I’ve given several conference talks about this trend. In researching it, I interviewed the CTOs of many commercial content management companies. To all of them, I made the following statement:
Content management is largely a solved problem. Almost all of the advances in the field are happening in the delivery/marketing space.
All of them agreed that this was true for their product. Here are some of their quotes on it:
Development on our repository is strictly to support our delivery services.
[…] The majority of our development effort is focused outside our core management product.
[…] The focus on the management side is now on strictly reducing implementation costs.
And, perhaps the most incendiary of all:
We build our product 100% for marketers. The idea of a ‘content editor’ is an antiquated notion.
Yet, the open-source world is very slow to embrace this side of the equation. The commercial CMS vendors are falling all over themselves in a mad rush to own this space, while on the open-source side you hear crickets chirping. There may be some module or plug-in development, but contrast this to the commercial side where marketing and post-publish activities are all they care about right now. In the last year, entire product roadmaps have been thrown out and rewritten to accommodate this trend.
You see, commercial content management companies know how their bread gets buttered: they have to sell the product. And the person making the decision to fork over the money is not gonna be impressed with its content modeling capabilities. Overwhelmingly, the decision makers are not in the CMS Developer or CMS User groups. They’re CMS Stakeholders.
Sure, core management capabilities might be part of an aggregate set of capabilities which demonstrate some required proficiency. But that playing field is getting more and more level by the day. Hell, if Drupal or WordPress can do something, then that thing is a commodity, and you can no longer pitch that thing as a feature.
Perhaps the most telling: I sell CMS for a living, and no competent CMS demo these days begins with “Here’s how you edit content…” These days, demos start with “Here’s how you can segment users…” or “Here’s how you can run an A/B test…” If editing a page is the high point of your demo, you have a very big problem.
Why is this so different in the open-source world? I think it’s because decisions in adding features to open-source CMS are driven much closer to the CMS Developer group. Generally speaking, open-source CMS projects are developer-driven, not consumer- or stakeholder-driven. They’re projects that originally sprang forth from a single developer (a marketer does not build a CMS, after all), and that developer-centric vibe has stayed with the project and hasn’t been eradicated by a driving need to sell licenses.
Thus, features are included because they make development easier.

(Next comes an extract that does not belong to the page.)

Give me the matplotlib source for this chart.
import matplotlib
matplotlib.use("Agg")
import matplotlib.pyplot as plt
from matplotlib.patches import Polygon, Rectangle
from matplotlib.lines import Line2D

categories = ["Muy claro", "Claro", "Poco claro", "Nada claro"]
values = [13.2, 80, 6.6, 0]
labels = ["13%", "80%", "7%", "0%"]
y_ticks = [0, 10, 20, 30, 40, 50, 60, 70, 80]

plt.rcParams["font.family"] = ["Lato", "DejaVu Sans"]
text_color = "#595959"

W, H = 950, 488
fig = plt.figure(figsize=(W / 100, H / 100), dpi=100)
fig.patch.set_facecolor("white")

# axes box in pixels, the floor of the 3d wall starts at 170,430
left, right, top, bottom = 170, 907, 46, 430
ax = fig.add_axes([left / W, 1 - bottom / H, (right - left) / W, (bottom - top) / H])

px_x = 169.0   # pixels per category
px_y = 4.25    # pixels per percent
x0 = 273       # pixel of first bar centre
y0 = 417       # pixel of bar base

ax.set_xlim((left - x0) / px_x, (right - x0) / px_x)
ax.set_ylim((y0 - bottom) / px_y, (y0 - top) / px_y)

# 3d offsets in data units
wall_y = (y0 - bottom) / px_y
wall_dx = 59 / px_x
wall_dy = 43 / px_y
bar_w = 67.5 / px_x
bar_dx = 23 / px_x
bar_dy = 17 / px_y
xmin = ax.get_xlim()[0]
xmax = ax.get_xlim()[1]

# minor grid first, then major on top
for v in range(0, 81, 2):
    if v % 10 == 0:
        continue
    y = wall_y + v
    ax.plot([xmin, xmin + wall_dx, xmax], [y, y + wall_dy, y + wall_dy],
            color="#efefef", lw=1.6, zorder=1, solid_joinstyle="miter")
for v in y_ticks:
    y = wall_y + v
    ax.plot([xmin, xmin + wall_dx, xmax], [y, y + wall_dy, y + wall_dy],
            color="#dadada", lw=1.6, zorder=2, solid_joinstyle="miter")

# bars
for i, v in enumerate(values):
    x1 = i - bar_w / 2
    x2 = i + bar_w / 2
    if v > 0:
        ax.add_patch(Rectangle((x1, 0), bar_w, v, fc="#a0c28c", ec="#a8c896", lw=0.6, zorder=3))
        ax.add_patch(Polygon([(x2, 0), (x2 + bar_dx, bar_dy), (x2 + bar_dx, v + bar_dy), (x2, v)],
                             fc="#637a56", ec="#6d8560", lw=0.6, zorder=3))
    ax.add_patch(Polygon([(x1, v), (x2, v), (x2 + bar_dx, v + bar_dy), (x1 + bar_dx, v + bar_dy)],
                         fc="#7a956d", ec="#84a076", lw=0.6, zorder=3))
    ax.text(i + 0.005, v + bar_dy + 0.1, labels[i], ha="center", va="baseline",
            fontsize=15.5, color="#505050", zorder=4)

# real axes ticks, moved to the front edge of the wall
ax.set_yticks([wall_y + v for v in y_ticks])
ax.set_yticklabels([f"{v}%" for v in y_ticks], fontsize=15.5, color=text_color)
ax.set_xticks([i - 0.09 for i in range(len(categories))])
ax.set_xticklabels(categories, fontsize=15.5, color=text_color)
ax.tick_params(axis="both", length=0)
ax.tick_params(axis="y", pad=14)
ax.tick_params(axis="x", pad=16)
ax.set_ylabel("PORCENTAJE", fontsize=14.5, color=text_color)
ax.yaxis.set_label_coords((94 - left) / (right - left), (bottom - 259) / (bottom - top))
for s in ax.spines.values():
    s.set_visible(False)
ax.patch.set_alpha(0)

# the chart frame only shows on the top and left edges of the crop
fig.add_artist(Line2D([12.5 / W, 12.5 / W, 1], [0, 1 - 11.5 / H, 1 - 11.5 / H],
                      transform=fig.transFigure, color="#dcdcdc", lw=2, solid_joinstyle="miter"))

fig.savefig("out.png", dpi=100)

These features then to contribute towards things like elegance, orthogonality and modularity, which developers love. Developers see these features as logical and sensible to the task of managing content. Sadly, they’re often not logical and sensible to the task of driving conversions.
So, what’s the purpose of your CMS: is it to manage content, or drive conversions? If you’re a museum, or the Library of Congress, or some other content-driven organization, you might honestly say that managing content is your number one goal. Wonderful.
But for most organizations, the answer is clear: the CMS only helps us inasmuch as it can drive conversions. If a feature cannot help us – directly or indirectly – get a website visitor to convert, then it is not worth doing, technical sophistication be damned.
So, CMS vendors, developers, users, buyers, and everyone else, you need to ask yourselves: this cool feature I’m looking at – what is the chain of causality that bridges this feature with a conversion? How long is that bridge and how easy is it to cross?
And perhaps most importantly: are we building the right bridges?